347 So.2d at 609.[2]

In Frankel this Court dealt with an entirely different issue and factual situation. Frankel involved a class action, brought on behalf of city water consumers, which challenged the effective date of a city ordinance which increased the water rate. In Frankel we were not concerned with a fraud class action based on separate contracts and we did not expressly or inferentially recede from the prohibition against such actions. The distinction between Frankel and Osceola Groves is clear. Where, as in Osceola Groves and the present case, fraud based on separate contracts is alleged, the Frankel test is irrelevant. The elements for actionable fraud are (1) a false statement concerning a material fact; (2) knowledge by the person making the statement that the representation is false; (3) the intent by the person making the statement that the representation will induce another to act on it; and (4) reliance on the representation to the injury of the other party. In summary, there must be an intentional material misrepresentation upon which the other party relies to his detriment. In a situation such as this, involving multiple contractual sales, each of the parties has his own separate and distinct contract and must make a determination as to which terms are important to him. What one purchaser may rely upon in entering into a contract may not be material to another purchaser. Illustrative of this fact is that, in the instant case, some of the members of the class did not receive the public offering statement prior to their purchase of a lot. These purchasers could not, therefore, have relied upon the asserted fraudulent representation contained in the public offering statement.

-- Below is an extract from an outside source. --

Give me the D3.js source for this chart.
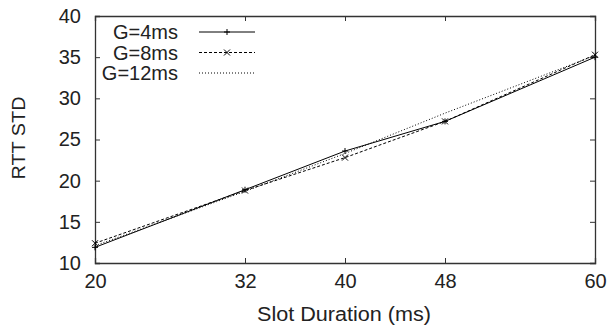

We recognize that there has been some criticism of the limitation placed on class actions by our Osceola Groves decision. See, e.g., Avilla, 347 So.2d at 610 (England, J., dissenting); Arnold, Class Actions in Florida — A New Look, 31 U.Fla. L.Rev. 551 (1979). Nevertheless, we adhere to the view that "fraud claims on separate contracts are inherently diverse," Avila, 347 So.2d at 609, and, as a result, we reaffirm the prohibition against fraud class actions based on separate contracts.

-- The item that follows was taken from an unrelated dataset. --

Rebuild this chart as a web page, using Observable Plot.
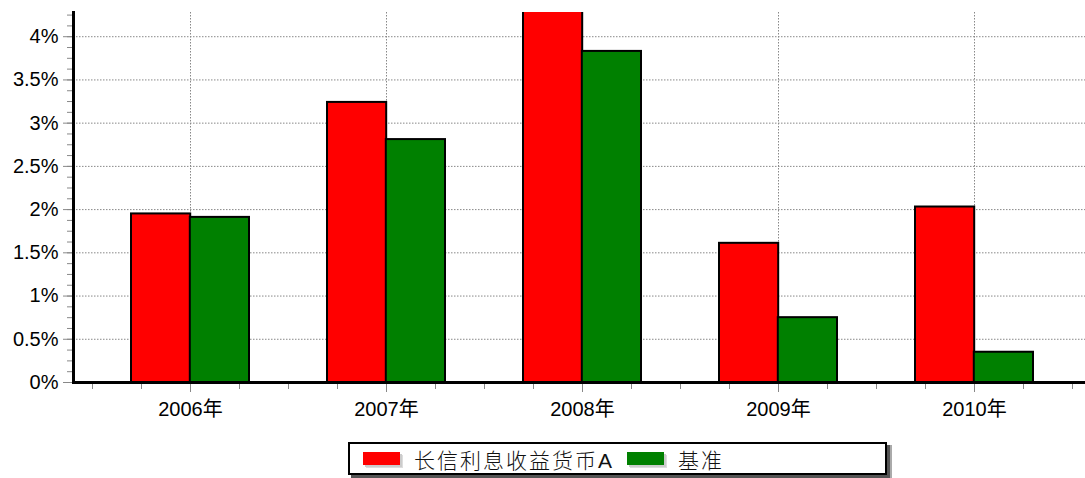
<!DOCTYPE html>
<html><head><meta charset="utf-8">
<script src="https://cdn.jsdelivr.net/npm/d3@7"></script>
<script src="https://cdn.jsdelivr.net/npm/@observablehq/plot@0.6"></script>
<style>
body{margin:0;background:#fff;font-family:"Liberation Sans",Arial,"Noto Sans CJK SC",sans-serif;width:1085px;height:478px;overflow:hidden;position:relative;}
#chart svg{display:block;}
#legend{position:absolute;left:348px;top:442px;width:535px;height:29px;border:2px solid #000;background:#fff;box-shadow:3px 3px 0 #555, 5px 3px 0 #aaa;display:flex;align-items:center;font-size:21px;font-family:"Liberation Sans","Noto Sans CJK SC",sans-serif;font-weight:300;color:#111;}
.item{display:flex;align-items:center;margin-left:13px;}
.sw{width:37px;height:13px;margin-right:14px;box-shadow:2px 2px 0 #ccc,3px 3px 0 #ddd;}
.lab{letter-spacing:2px;}
</style></head><body>
<div id="chart"></div>
<div id="legend"></div>
<script>
const years = ["2006年", "2007年", "2008年", "2009年", "2010年"];
const fundName = "长信利息收益货币A";
const benchName = "基准";
const fundValues = [1.95, 3.24, 4.3, 1.61, 2.03];
const benchValues = [1.91, 2.81, 3.83, 0.75, 0.35];
const seriesColors = ["#ff0000", "#008000"];
const yTicks = [0, 0.5, 1, 1.5, 2, 2.5, 3, 3.5, 4];

const fundRows = years.map((year, i) => ({year, series: fundName, value: fundValues[i]}));
const benchRows = years.map((year, i) => ({year, series: benchName, value: benchValues[i]}));

const W = 1085, H = 432;
const xRange = [92, 1072];
const step = (xRange[1] - xRange[0]) / years.length;
const half = step * 0.6 / 2;
const minorY = d3.range(0, 4.26, 0.125);
const grid = {stroke: "#888", strokeWidth: 1, strokeDasharray: "1.5,1.5"};

const minorX = [-2, -1, 1, 2].map(k =>
  Plot.axisX({tickSize: 7, dx: k * step / 4, tickFormat: () => "", stroke: "#888", label: null}));

const chart = Plot.plot({
  width: W, height: H,
  marginLeft: 73, marginRight: 0, marginTop: 12, marginBottom: 50,
  style: {fontFamily: "'Liberation Sans', Arial, 'Noto Sans CJK SC', sans-serif", color: "#000", background: "#fff"},
  x: {type: "band", domain: years, range: xRange, paddingInner: 0.4, paddingOuter: 0.2, label: null},
  y: {domain: [0, 4.28], label: null},
  marks: [
    Plot.ruleY(yTicks.filter(d => d > 0), grid),
    Plot.ruleX(years, {x: d => d, ...grid}),
    Plot.barY(fundRows, {x: "year", y: "value", fill: seriesColors[0], stroke: "#000", strokeWidth: 2, insetRight: half, clip: true}),
    Plot.barY(benchRows, {x: "year", y: "value", fill: seriesColors[1], stroke: "#000", strokeWidth: 2, insetLeft: half, clip: true}),
    Plot.axisY({ticks: minorY, tickSize: 6, tickFormat: () => "", stroke: "#888", label: null}),
    Plot.axisY({ticks: yTicks, tickSize: 10, tickPadding: 5, tickFormat: d => d + "%", stroke: "#888", fill: "#000", fontSize: 20, label: null}),
    ...minorX,
    Plot.axisX({tickSize: 10, tickPadding: 9, stroke: "#888", fill: "#000", fontSize: 20, label: null}),
    Plot.ruleY([0], {stroke: "#000", strokeWidth: 3}),
    Plot.frame({anchor: "left", stroke: "#000", strokeWidth: 3})
  ]
});
document.getElementById("chart").appendChild(chart);

const legend = document.getElementById("legend");
[[fundName, seriesColors[0]], [benchName, seriesColors[1]]].forEach(([name, color]) => {
  const item = document.createElement("div");
  item.className = "item";
  const sw = document.createElement("span");
  sw.className = "sw";
  sw.style.background = color;
  const lab = document.createElement("span");
  lab.className = "lab";
  lab.textContent = name;
  item.appendChild(sw);
  item.appendChild(lab);
  legend.appendChild(item);
});
</script>
</body></html>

We find that the members of this class, having apparently relied on this cause of action, should be entitled to proceed individually without prejudice against the sellers for breach of contract, fraud, specific performance, or rescission. Given the circumstances of this action, we find that the purchasers should not be subject to the defenses of the statute of limitations or laches, providing that their actions are commenced within a reasonable time after the remand of this decision.

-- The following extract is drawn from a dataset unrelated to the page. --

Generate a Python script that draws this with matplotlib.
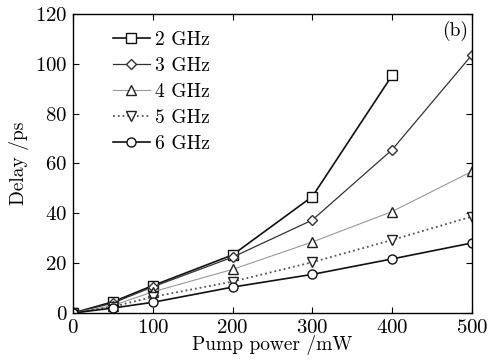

For the reasons expressed, we quash the decision of the district court.

It is so ordered.

BOYD, C.J., and ADKINS, ALDERMAN, McDONALD, EHRLICH and SHAW, JJ., concur.

NOTES

[1] It should be noted that, if the respondents institute individual suits, the suits may, if appropriate, be consolidated under Florida Rule of Civil Procedure 1.270.

[2] Florida Rule of Civil Procedure 1.220, which concerns class actions, was amended in 1980 to bring it in line with modern practice. The current class action rule is based on the federal class action rule, Federal Rule of Civil Procedure 23. See In re Rules of Civil Procedure, 391 So.2d 165 (Fla. 1980). This amendment did not affect the validity of the holdings in Osceola or Avila.